# whats a bi-turbo?



## KINETIC1 (Nov 1, 2003)

?


----------



## B4 VARIANT STYLE!!! (Aug 14, 2003)

*Re: whats a bi-turbo? (KINETIC1)*

twin turbo.


----------



## KINETIC1 (Nov 1, 2003)

IS THAT LIKE A SMALL AND A LARGE?


----------



## 2point7SixSpeed (Dec 28, 2004)

*Re: (KINETIC1)*


_Quote, originally posted by *KINETIC1* »_IS THAT LIKE A SMALL AND A LARGE?

Nope, two identically sized turbos.
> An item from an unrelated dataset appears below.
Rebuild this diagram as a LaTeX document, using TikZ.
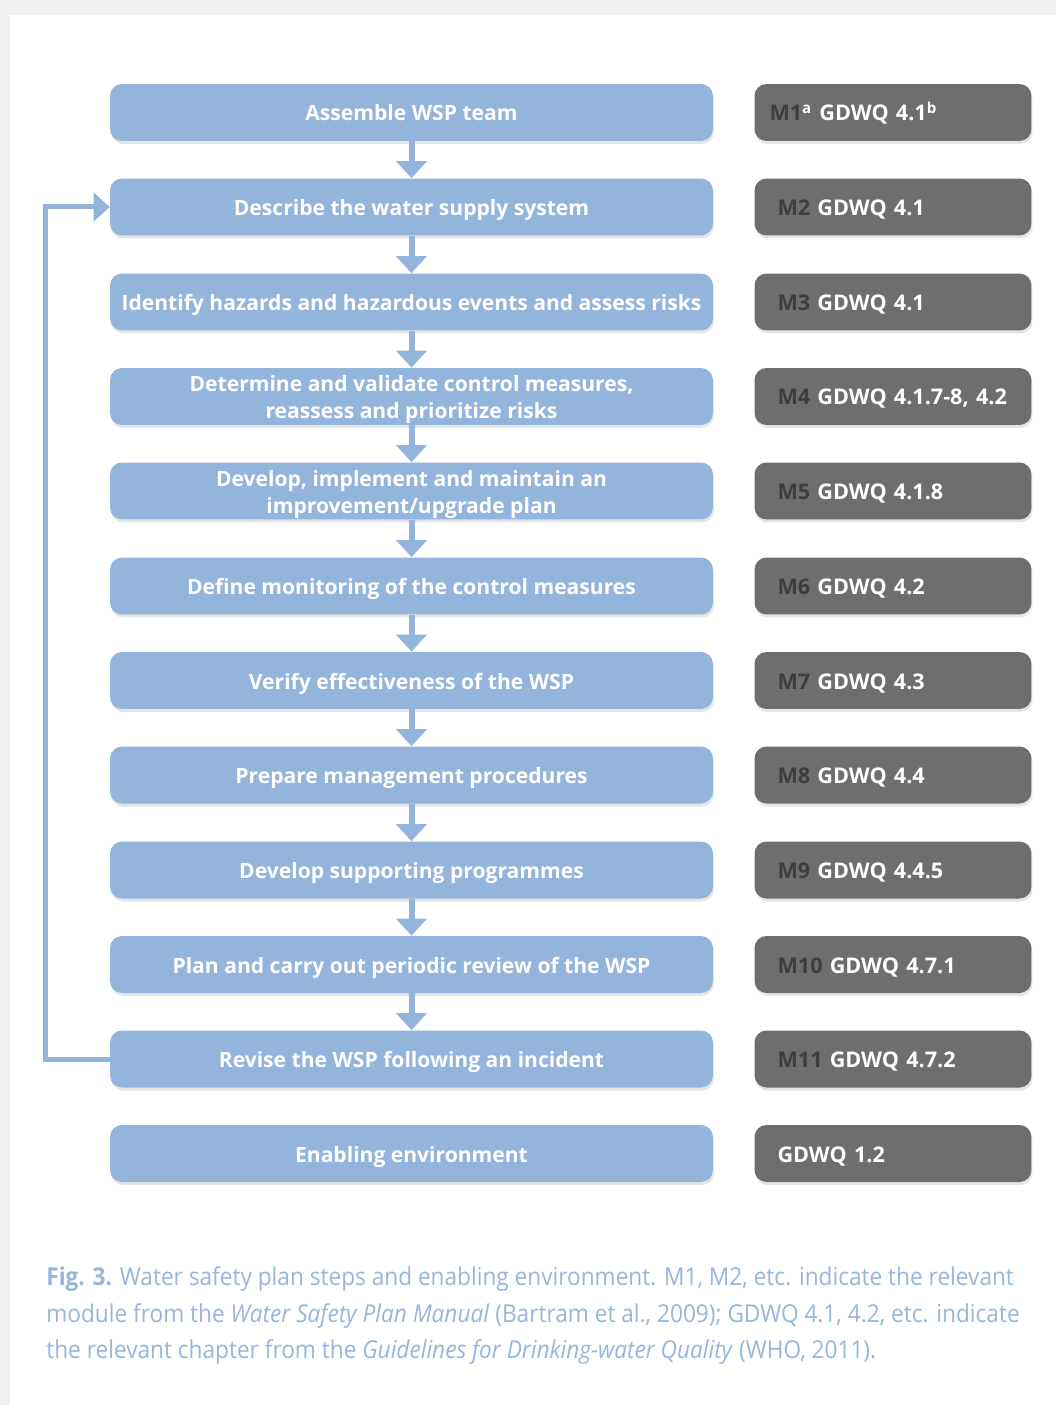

One on the left cylinder bank, and another on the right bank.
What you are thinking of is called a sequential turbo setup. 2.7Ts run twin (called that because they are almost identical) turbo setups.


----------



## B4 VARIANT STYLE!!! (Aug 14, 2003)

*Re: (KINETIC1)*


_Quote, originally posted by *KINETIC1* »_IS THAT LIKE A SMALL AND A LARGE?

No, hence the word 'twin'.


----------



## KINETIC1 (Nov 1, 2003)

Hey smart ass thanks for the rub!








so what does he mean by "almost identical" ??


----------



## 2point7SixSpeed (Dec 28, 2004)

*Re: (KINETIC1)*


_Quote, originally posted by *KINETIC1* »_Hey smart ass thanks for the rub!








so what does he mean by "almost identical" ??


What I mean is that the turbos are mirror images of each other on the 2.7T. So what is on the left side of a turbo on one of them is on the right side of the other one.
something like this
q V p
Can someone post a link up to the big Audi PDF about the 2.7t for this guy? 
edit: here is a pic of a matched set of K04s that could go on the 2.7t











_Modified by 2point7SixSpeed at 10:02 AM 5/17/2007_


----------



## SilverDropTopGT (May 1, 2007)

^^^that k04 looks so hot lol


----------



## GLS-S4 (Jun 6, 2005)

*Re: (2point7SixSpeed)*


_Quote, originally posted by *2point7SixSpeed* »_Can someone post a link up to the big Audi PDF about the 2.7t...

http://www.vaglinks.com/Docs/A...h.pdf
http://****************.com/smile/emthup.gif


----------



## 2point7SixSpeed (Dec 28, 2004)

*Re: (GLS-S4)*

you rock, thx man


----------